What the task requires » The listing below should be printed exactly, every line of it. Skip the pictures.
▬▬▬▬▬▬
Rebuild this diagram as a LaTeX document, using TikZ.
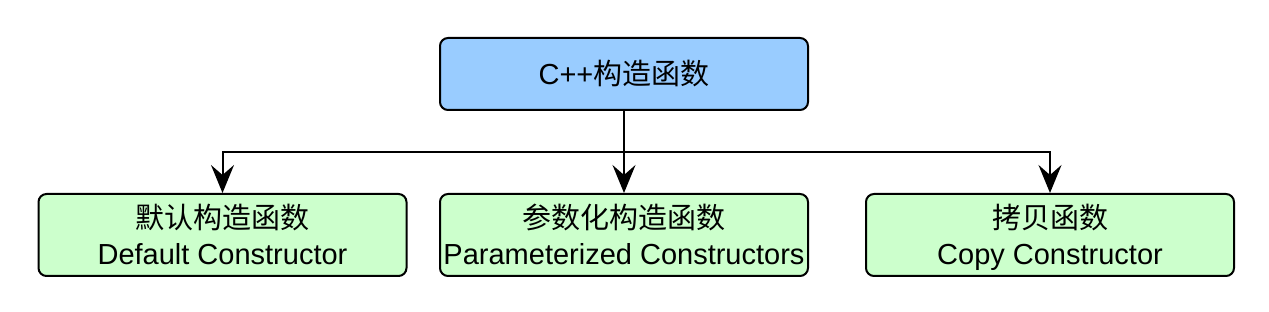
\documentclass[tikz,border=0pt]{standalone}
\usepackage{fontspec}
\setmainfont{Liberation Sans}
\newfontfamily\cjk{Noto Sans CJK SC}
\usetikzlibrary{arrows.meta}

\definecolor{rootblue}{RGB}{153,204,255}
\definecolor{leafgreen}{RGB}{204,255,204}
\newcommand\rowstrut{\rule[-6pt]{0pt}{36pt}}

\begin{document}
\begin{tikzpicture}[x=1pt, y=-1pt,
  box/.style={draw=black, line width=2pt, rounded corners=8pt, inner sep=0pt,
    minimum width=368pt, align=center, font=\fontsize{29}{36}\selectfont},
  rootbox/.style={box, fill=rootblue, minimum height=72pt},
  leafbox/.style={box, fill=leafgreen, minimum height=82pt},
  link/.style={line width=2pt, -{Stealth[length=28pt, width=23pt, inset=10pt]}}]
\fill[white] (0,0) rectangle (1269,312);
\useasboundingbox (0,0) rectangle (1269,312);
\node[rootbox] (ctor) at (624,74) {C++{\cjk 构造函数}};
\node[leafbox] (dflt) at (222.5,235) {\rowstrut{\cjk 默认构造函数}\\\rowstrut Default Constructor};
\node[leafbox] (param) at (624,235) {\rowstrut{\cjk 参数化构造函数}\\\rowstrut Parameterized Constructors};
\node[leafbox] (copy) at (1050,235) {\rowstrut{\cjk 拷贝函数}\\\rowstrut Copy Constructor};
\coordinate (split) at (624,152);
\draw[line width=2pt] (ctor.south) -- (split);
\draw[link] (split) -| (dflt.north);
\draw[link] (ctor.south) -- (param.north);
\draw[link] (split) -| (copy.north);
\end{tikzpicture}
\end{document}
▬▬▬▬▬▬
Task response »
Rebuild this diagram as a LaTeX document, using TikZ.
\documentclass[tikz,border=0pt]{standalone}
\usepackage{fontspec}
\setmainfont{Liberation Sans}
\newfontfamily\cjk{Noto Sans CJK SC}
\usetikzlibrary{arrows.meta}

\definecolor{rootblue}{RGB}{153,204,255}
\definecolor{leafgreen}{RGB}{204,255,204}
\newcommand\rowstrut{\rule[-6pt]{0pt}{36pt}}

\begin{document}
\begin{tikzpicture}[x=1pt, y=-1pt,
  box/.style={draw=black, line width=2pt, rounded corners=8pt, inner sep=0pt,
    minimum width=368pt, align=center, font=\fontsize{29}{36}\selectfont},
  rootbox/.style={box, fill=rootblue, minimum height=72pt},
  leafbox/.style={box, fill=leafgreen, minimum height=82pt},
  link/.style={line width=2pt, -{Stealth[length=28pt, width=23pt, inset=10pt]}}]
\fill[white] (0,0) rectangle (1269,312);
\useasboundingbox (0,0) rectangle (1269,312);
\node[rootbox] (ctor) at (624,74) {C++{\cjk 构造函数}};
\node[leafbox] (dflt) at (222.5,235) {\rowstrut{\cjk 默认构造函数}\\\rowstrut Default Constructor};
\node[leafbox] (param) at (624,235) {\rowstrut{\cjk 参数化构造函数}\\\rowstrut Parameterized Constructors};
\node[leafbox] (copy) at (1050,235) {\rowstrut{\cjk 拷贝函数}\\\rowstrut Copy Constructor};
\coordinate (split) at (624,152);
\draw[line width=2pt] (ctor.south) -- (split);
\draw[link] (split) -| (dflt.north);
\draw[link] (ctor.south) -- (param.north);
\draw[link] (split) -| (copy.north);
\end{tikzpicture}
\end{document}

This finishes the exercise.